Me veo como el inglés, sin ser convidado y con apenas un "envido" escaso en la mano. Queda el mazo ya "cortado" en la mesa y coincidimos, los serranos y el porteño, en que se nos perdía el pasar el mate de mano en mano y la bombilla de labio en labio, en esa rara intimidad de la que también abrevan nuestros vecinos orientales, brasileños y paraguayos. Les cuento que en Albuquerque, convidé mate a mis estudiantes de la Universidad de New México y nadie agarró. Ni mamados iban a compartir la bombilla. Pasar el mate, quizás incomprensible e incluso inaceptable para padres y abuelos llegados otrora al Plata, ya se tornó natural y necesario. Mis padres y abuelos nunca, pero mis hijos y nietos, todos. Eso habla bien de la integración cultural y fraterna en nuestro país. Sí, habla muy bien.

Poco menos que tristes evocamos que en estos dos años se redujeron casi a cero las reuniones familiares, los encuentros de amigos y los eventos compartidos. Apenas sustituidos por un exceso de presencia familiar en el hogar -o de soledad- que generó malestares y alteraciones disruptivos, como se predicó tanto en los medios, llenos de expertos en caídas de interés, ánimo o vitalidad amorosa. No pocos consejos de inquietante optimismo y de dudosa sensualidad, de imposible realización, que ayudaron a incrementar ese corrosivo y solitario sentimiento de culpa, de no llegar a ser lo que deberíamos haber sido.

Pero los cuatro jugadores coincidimos en que sustituir la presencia del encuentro por la teleconferencia, llevaba a perder tanto de la conversación, sin embargo es cierto que ese recurso nos salvó. Recordemos los abuelos viendo a sus nietos en el "guasáp" hasta que se pudo volver a estrecharlos, acariciarlos y hasta olerlos, hacerle cuerpo a la ternura. Y así darnos cuenta de lo enorme que era la pérdida en nuestras almas. El "te veo, te escucho" digital no alcanza: los coros ensayando a un "Zoom" de distancia; rezar distanciados en los templos, sin la calidez que hace comunión; los psicoterapeutas perdiendo ese clima fecundo que se genera en el entredós (1); la conversación, la humorada y la complicidad que ascienden y encienden las reuniones de amigos.

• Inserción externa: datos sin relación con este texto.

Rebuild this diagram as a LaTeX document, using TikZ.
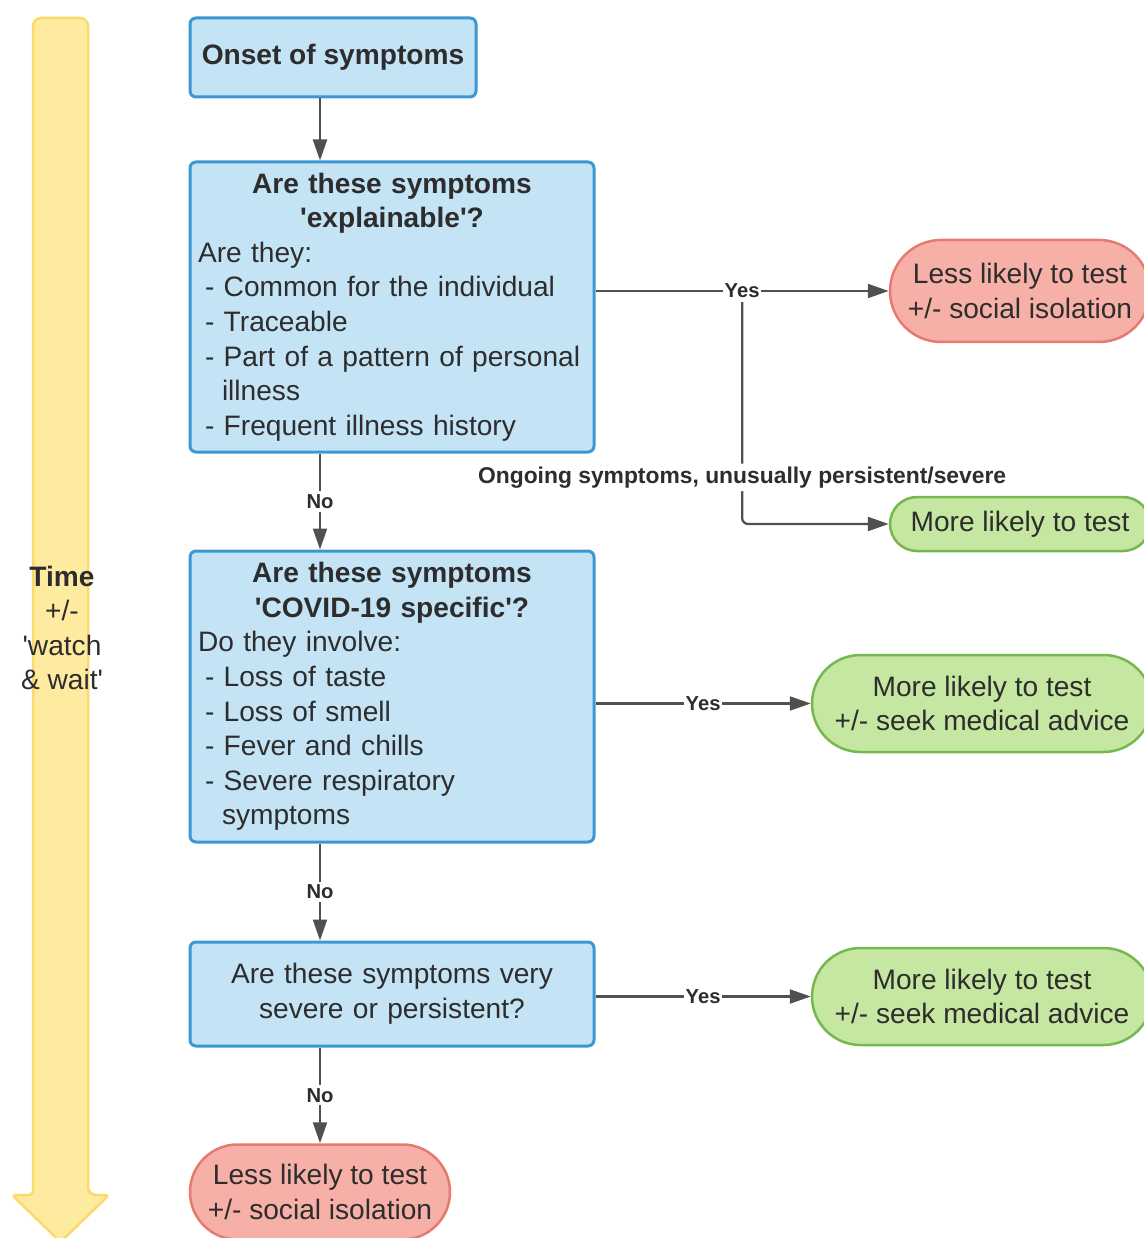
\documentclass[tikz,border=0pt]{standalone}
\usepackage{fontspec}
\setmainfont{Liberation Sans}[Ligatures=TeXOff]
\usetikzlibrary{positioning, arrows.meta}
\setlength{\parindent}{0pt}
\definecolor{boxblue}{RGB}{196,227,245}
\definecolor{boxborder}{RGB}{60,151,211}
\definecolor{redfill}{RGB}{246,176,168}
\definecolor{redborder}{RGB}{230,122,112}
\definecolor{greenfill}{RGB}{198,231,162}
\definecolor{greenborder}{RGB}{118,184,78}
\definecolor{timefill}{RGB}{255,235,160}
\definecolor{timeborder}{RGB}{249,219,107}
\definecolor{arrowgray}{RGB}{80,80,80}
\definecolor{textgray}{RGB}{45,45,45}
\newcommand{\symitem}[1]{\hspace*{1.4mm}- #1}
\newcommand{\symcont}[1]{\hspace*{4.8mm}#1}

\begin{document}
\begin{tikzpicture}
    [
        x=1mm, y=1mm, on grid,
        every node/.style={text=textgray, font=\fontsize{16}{19.7}\selectfont},
        blue_box/.style={rectangle, rounded corners=1.2mm, draw=boxborder, fill=boxblue, line width=0.6mm, inner xsep=1.6mm, inner ysep=0mm},
        red_end/.style={rectangle, rounded corners=#1, draw=redborder, fill=redfill, line width=0.5mm, align=center, inner sep=0mm},
        green_end/.style={rectangle, rounded corners=#1, draw=greenborder, fill=greenfill, line width=0.5mm, align=center, inner sep=0mm},
        flow_arrow/.style={-{Triangle[length=4.2mm, width=2.8mm]}, line width=0.45mm, color=arrowgray},
        choice_label/.style={fill=white, inner xsep=0.3mm, inner ysep=0.6mm, font=\fontsize{11.5}{13}\bfseries\selectfont},
    ]
        \useasboundingbox (0,0) rectangle (228.6,-247.6);
        \draw[fill=timefill, draw=timeborder, line width=0.5mm, rounded corners=1.6mm] (6.6,-239) -- (6.6,-3.6) -- (17.6,-3.6) -- (17.6,-239) [rounded corners=0.8mm] -- (21.8,-239) -- (12.1,-248.4) -- (2.4,-239) -- cycle;
        \node[align=center] (time) at (12.4,-125.6) {\textbf{Time}\\+/-\\'watch\\\& wait'};
        \node[blue_box, minimum width=57.2mm, minimum height=15.8mm, font=\fontsize{16}{19.7}\bfseries\selectfont] (onset) at (66.6,-11.5) {Onset of symptoms};
        \node[blue_box, text width=77.6mm, minimum height=58mm, align=left] (explain) [below right = 49.9mm and 11.8mm of onset] {{\centering\bfseries Are these symptoms\\'explainable'?\par}Are they:\\\symitem{Common for the individual}\\\symitem{Traceable}\\\symitem{Part of a pattern of personal}\\\symcont{illness}\\\symitem{Frequent illness history}};
        \node[red_end=10.2mm, minimum width=52mm, minimum height=20.4mm] (lesstest) [above right = 3.2mm and 125.6mm of explain] {Less likely to test\\+/- social isolation};
        \node[green_end=5.4mm, minimum width=52mm, minimum height=10.8mm] (moretest) [below = 46.6mm of lesstest] {More likely to test};
        \node[blue_box, text width=77.6mm, minimum height=58.2mm, align=left] (covid) [below = 77.9mm of explain] {{\centering\bfseries Are these symptoms\\'COVID-19 specific'?\par}Do they involve:\\\symitem{Loss of taste}\\\symitem{Loss of smell}\\\symitem{Fever and chills}\\\symitem{Severe respiratory}\\\symcont{symptoms}};
        \node[green_end=9.7mm, minimum width=68mm, minimum height=19.4mm] (advice) [below right = 1.4mm and 118mm of covid] {More likely to test\\+/- seek medical advice};
        \node[blue_box, text width=77.6mm, minimum height=20.8mm, align=center] (severe) [below = 59.5mm of covid] {Are these symptoms very\\severe or persistent?};
        \node[green_end=9.7mm, minimum width=68mm, minimum height=19.4mm] (advice_b) [below right = 0.5mm and 118mm of severe] {More likely to test\\+/- seek medical advice};
        \node[red_end=9.5mm, minimum width=52mm, minimum height=19mm] (isolate) [below left = 39.6mm and 14.4mm of severe] {Less likely to test\\+/- social isolation};
        \draw[flow_arrow] (onset.south -| isolate) -- (explain.north -| isolate);
        \draw[flow_arrow] (explain.south -| isolate) -- node[choice_label] {No} (covid.north -| isolate);
        \draw[flow_arrow] (covid.south -| isolate) -- node[choice_label] {No} (severe.north -| isolate);
        \draw[flow_arrow] (severe.south -| isolate) -- node[choice_label] {No} (isolate.north);
        \draw[flow_arrow] (explain.east |- lesstest) -- node[choice_label] (yes_explain) {Yes} (lesstest.west);
        \draw[flow_arrow, rounded corners=1.2mm] (yes_explain.south) -- node[choice_label, pos=0.79, font=\fontsize{13}{15}\bfseries\selectfont] (ongoing) {Ongoing symptoms, unusually persistent/severe} (yes_explain.south |- moretest.west) -- (moretest.west);
        \draw[flow_arrow] (covid.east |- advice) -- node[choice_label] {Yes} (advice.west);
        \draw[flow_arrow] (severe.east |- advice_b) -- node[choice_label] {Yes} (advice_b.west);
    \end{tikzpicture}
\end{document}
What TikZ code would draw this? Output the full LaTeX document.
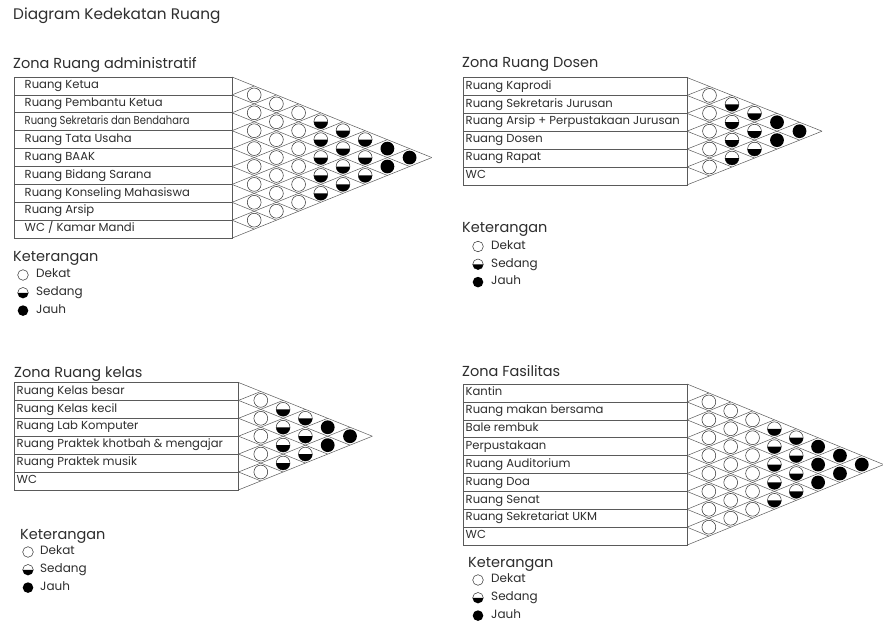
\documentclass[tikz,border=0pt]{standalone}
\usepackage{fontspec}
\setmainfont{Poppins}
\usetikzlibrary{calc}
\definecolor{ink}{HTML}{2E2E2E}
\definecolor{gridc}{HTML}{5A5A5A}
\tikzset{
  tbl/.style={draw=gridc, line width=0.6pt},
  lat/.style={draw=gridc, line width=0.5pt},
  lbl/.style={font=\fontsize{11.6}{13}\selectfont, text=ink, inner sep=0pt, anchor=mid west},
  ttl/.style={font=\fontsize{14.5}{16}\selectfont, text=ink, inner sep=0pt, anchor=base west},
  bigttl/.style={ttl, font=\fontsize{15.3}{17}\selectfont},
  lg/.style={font=\fontsize{12}{13}\selectfont, text=ink, inner sep=0pt, anchor=mid west},
  cir/.style={draw=ink, line width=0.5pt, fill=white},
  dot/.style={fill=black},
}
\def\rowh{17.9}
\def\inset{2.5}
\def\crad{6.9pt}
\def\lrad{5.3pt}

% #1 prefix, #2 left, #3 top, #4 right, #5 step, #6 rows, #7 max d empty, #8 max d half, #9 labels
\newcommand\drawchart[9]{%
  \pgfmathsetmacro\chBot{#3+#6*\rowh}
  \draw[tbl] (#2,#3) rectangle (#4,\chBot);
  \foreach \lab [count=\k from 0] in {#9} {
    \node[lbl] (#1-r\k) at ({#2+\inset},{#3+(\k+0.5)*\rowh}) {\lab};
    \ifnum\k>0 \draw[tbl] (#2,{#3+\k*\rowh}) -- (#4,{#3+\k*\rowh}); \fi
  }
  \foreach \k in {0,...,#6} {
    \pgfmathsetmacro\chYk{#3+\k*\rowh}
    \draw[lat] (#4,\chYk) -- ++({(#6-\k)*#5},{(#6-\k)*\rowh/2});
    \draw[lat] (#4,\chYk) -- ++({\k*#5},{-\k*\rowh/2});
  }
  \pgfmathtruncatemacro\chNm{#6-1}
  \foreach \dd in {1,...,\chNm} {
    \pgfmathtruncatemacro\chImax{#6-1-\dd}
    \foreach \ii in {0,...,\chImax} {
      \pgfmathsetmacro\chCx{#4+\dd*#5}
      \pgfmathsetmacro\chCy{#3+(\ii+\dd/2+0.5)*\rowh}
      \ifnum\dd>#8\relax
        \fill[dot] (\chCx,\chCy) circle[radius=\crad];
      \else\ifnum\dd>#7\relax
        \draw[cir] (\chCx,\chCy) circle[radius=\crad];
        \fill[dot] (\chCx,\chCy) ++(-\crad,0pt) arc[start angle=180,end angle=360,radius=\crad] -- cycle;
      \else
        \draw[cir] (\chCx,\chCy) circle[radius=\crad];
      \fi\fi
    }
  }
}

% #1 prefix, #2 x of title, #3 baseline of title, #4 x of circles, #5 y of first item, #6 x of texts
\newcommand\legendbox[6]{%
  \node[ttl] (#1-ket) at (#2,#3) {Keterangan};
  \draw[cir] (#4,#5) circle[radius=\lrad];
  \node[lg] (#1-dekat) at (#6,#5) {Dekat};
  \draw[cir] (#4,{#5+17.8}) circle[radius=\lrad];
  \fill[dot] (#4,{#5+17.8}) ++(-\lrad,0pt) arc[start angle=180,end angle=360,radius=\lrad] -- cycle;
  \node[lg] (#1-sedang) at (#6,{#5+17.8}) {Sedang};
  \fill[dot] (#4,{#5+35.6}) circle[radius=\lrad];
  \node[lg] (#1-jauh) at (#6,{#5+35.6}) {Jauh};
}

\begin{document}
\begin{tikzpicture}[x=1pt,y=-1pt]
\useasboundingbox[fill=white] (0,0) rectangle (883,623);

\node[bigttl] (title) at (13,20) {Diagram Kedekatan Ruang};

% Zona Ruang administratif
\node[ttl] (adm-t) at (13,68.5) {Zona Ruang administratif};
\def\inset{10.5}
\drawchart{adm}{14}{77}{232}{22.2}{9}{3}{6}{Ruang Ketua,Ruang Pembantu Ketua,\scalebox{0.86}[1]{Ruang Sekretaris dan Bendahara},Ruang Tata Usaha,Ruang BAAK,Ruang Bidang Sarana,Ruang Konseling Mahasiswa,Ruang Arsip,WC / Kamar Mandi}
\legendbox{admL}{13}{261.5}{23}{275}{36}

% Zona Ruang Dosen
\def\inset{2.5}
\node[ttl] (dos-t) at (462,67.5) {Zona Ruang Dosen};
\drawchart{dos}{463}{77.5}{687}{22.5}{6}{1}{3}{Ruang Kaprodi,Ruang Sekretaris Jurusan,Ruang Arsip + Perpustakaan Jurusan,Ruang Dosen,Ruang Rapat,WC}
\legendbox{dosL}{462}{232.5}{478}{246.5}{491}

% Zona Ruang kelas
\node[ttl] (kls-t) at (14,377) {Zona Ruang kelas};
\drawchart{kls}{14}{382.5}{238.5}{22.3}{6}{1}{3}{Ruang Kelas besar,Ruang Kelas kecil,Ruang Lab Komputer,Ruang Praktek khotbah \& mengajar,Ruang Praktek musik,WC}
\legendbox{klsL}{20}{539}{28}{552}{40}

% Zona Fasilitas
\node[ttl] (fas-t) at (462,376.5) {Zona Fasilitas};
\drawchart{fas}{463}{384}{687}{21.85}{9}{3}{5}{Kantin,Ruang makan bersama,Bale rembuk,Perpustakaan,Ruang Auditorium,Ruang Doa,Ruang Senat,Ruang Sekretariat UKM,WC}
\legendbox{fasL}{468}{567}{478}{580}{491}
\end{tikzpicture}
\end{document}
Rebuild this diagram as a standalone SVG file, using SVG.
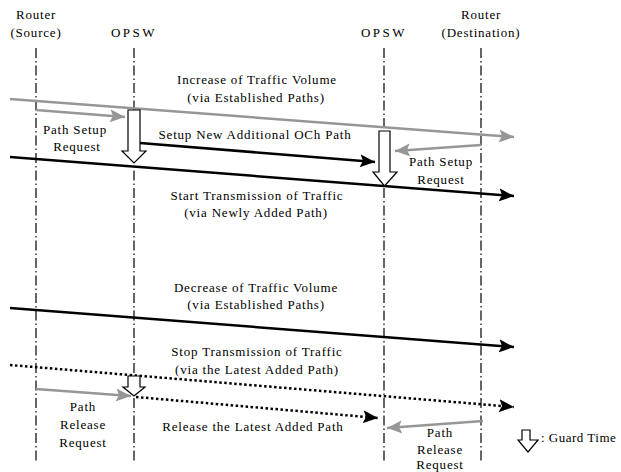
<svg xmlns="http://www.w3.org/2000/svg" width="621" height="472" viewBox="0 0 621 472">
<defs>
<style>
text{font-family:'Liberation Serif','Times New Roman',serif;font-size:13px;fill:#000;letter-spacing:0.8px;text-anchor:middle}
.life{stroke:#000;stroke-width:1.2;stroke-dasharray:10 3 1.5 3;fill:none}
.blk{stroke:#000;stroke-width:2.5;fill:none;marker-end:url(#ab)}
.dot{stroke:#000;stroke-width:2.5;fill:none;stroke-dasharray:2.5 2.5;marker-end:url(#ab)}
.gry{stroke:#969696;stroke-width:2.5;fill:none;marker-end:url(#ag)}
.guard{fill:#fff;stroke:#000;stroke-width:1.2}
</style>
<marker id="ab" markerUnits="userSpaceOnUse" markerWidth="17" markerHeight="14" refX="15" refY="6.5" orient="auto" viewBox="0 0 17 13"><path d="M0,0 L15,6.5 L0,13 L3,6.5 Z" fill="#000"/></marker>
<marker id="ag" markerUnits="userSpaceOnUse" markerWidth="17" markerHeight="14" refX="15" refY="6.5" orient="auto" viewBox="0 0 17 13"><path d="M0,0 L15,6.5 L0,13 L3,6.5 Z" fill="#969696"/></marker>
</defs>
<rect width="621" height="472" fill="#fff"/>

<g id="router-source"><text x="36" y="19">Router</text><text x="36" y="37">(Source)</text><line class="life" x1="36" y1="48" x2="36" y2="463"/></g>
<g id="opsw-left"><text x="134" y="37" style="letter-spacing:2.5px">OPSW</text><line class="life" x1="134" y1="48" x2="134" y2="463"/></g>
<g id="opsw-right"><text x="384" y="37" style="letter-spacing:2.5px">OPSW</text><line class="life" x1="384" y1="48" x2="384" y2="463"/></g>
<g id="router-dest"><text x="481" y="19">Router</text><text x="481" y="37">(Destination)</text><line class="life" x1="481" y1="48" x2="481" y2="463"/></g>

<g id="connectors">
<line class="gry" x1="10" y1="99" x2="514" y2="137"/>
<line class="gry" x1="36" y1="110" x2="125" y2="117"/>
<line class="blk" x1="140" y1="143" x2="375" y2="162"/>
<line class="gry" x1="481" y1="145" x2="395" y2="151"/>
<line class="blk" x1="10" y1="157" x2="514" y2="196"/>
<line class="blk" x1="10" y1="308" x2="514" y2="347"/>
<line class="dot" x1="10" y1="365" x2="514" y2="407"/>
<line class="gry" x1="36" y1="389" x2="131" y2="396"/>
<line class="dot" x1="136" y1="397" x2="378" y2="418"/>
<line class="gry" x1="483" y1="421" x2="387" y2="428"/>
</g>

<g id="guard-1"><path class="guard" d="M128,110 H140 V151 H146 L134,163 L122,151 H128 Z"/></g>
<g id="guard-2"><path class="guard" d="M379,131 H390 V172 H397 L384.5,186 L373,172 H379 Z"/></g>
<g id="guard-3"><path class="guard" d="M128,376 H140 V387 H145 L134,396 L123,387 H128 Z"/></g>

<g id="labels">
<text x="257" y="84">Increase of Traffic Volume</text>
<text x="256" y="102">(via Established Paths)</text>
<text x="75" y="134">Path Setup</text>
<text x="77" y="151">Request</text>
<text x="255" y="139">Setup New Additional OCh Path</text>
<text x="441" y="166">Path Setup</text>
<text x="441" y="184">Request</text>
<text x="257" y="200">Start Transmission of Traffic</text>
<text x="256" y="217">(via Newly Added Path)</text>
<text x="256" y="292">Decrease of Traffic Volume</text>
<text x="256" y="309">(via Established Paths)</text>
<text x="257" y="356">Stop Transmission of Traffic</text>
<text x="257" y="374">(via the Latest Added Path)</text>
<text x="83" y="411">Path</text>
<text x="83" y="429">Release</text>
<text x="83" y="447">Request</text>
<text x="253" y="431">Release the Latest Added Path</text>
<text x="440" y="437">Path</text>
<text x="440" y="454">Release</text>
<text x="440" y="469">Request</text>
</g>

<g id="legend">
<path class="guard" d="M522,430 H530 V440 H538 L528,452 L518,440 H522 Z"/>
<text x="541" y="442" style="text-anchor:start;letter-spacing:0.5px">: Guard Time</text>
</g>
</svg>
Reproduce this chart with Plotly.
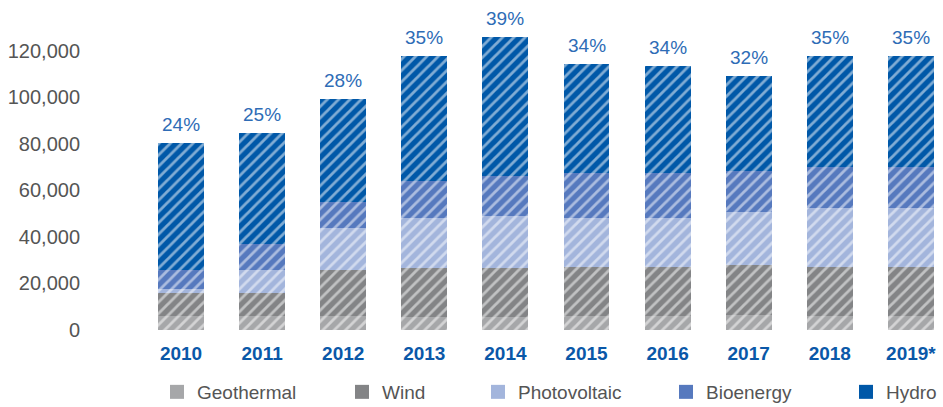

Pese a que ya hay una mayor apertura en la escena pública, la gente siguió permaneciendo sola y a distancia. Incluso los niños y los jóvenes. Nos acostumbramos a salir menos a encontrarnos y a ser más asiduos habitantes de las pantallas. Sentíamos que se perdía algo importante de ese modo de habitar nuestras costumbres, de compartir con generosidad, sí, de nuestro ser argentinos, porque en ese momento había sed de una ronda de mate. Y, antes de que las lágrimas que despuntaban en nuestros ojos llegaran a rodar, cantamos "falta envido" y "truco" a la vida. Ganaron los jóvenes, raspando, pero ganaron.

Era la buena "seña" de un futuro por venir.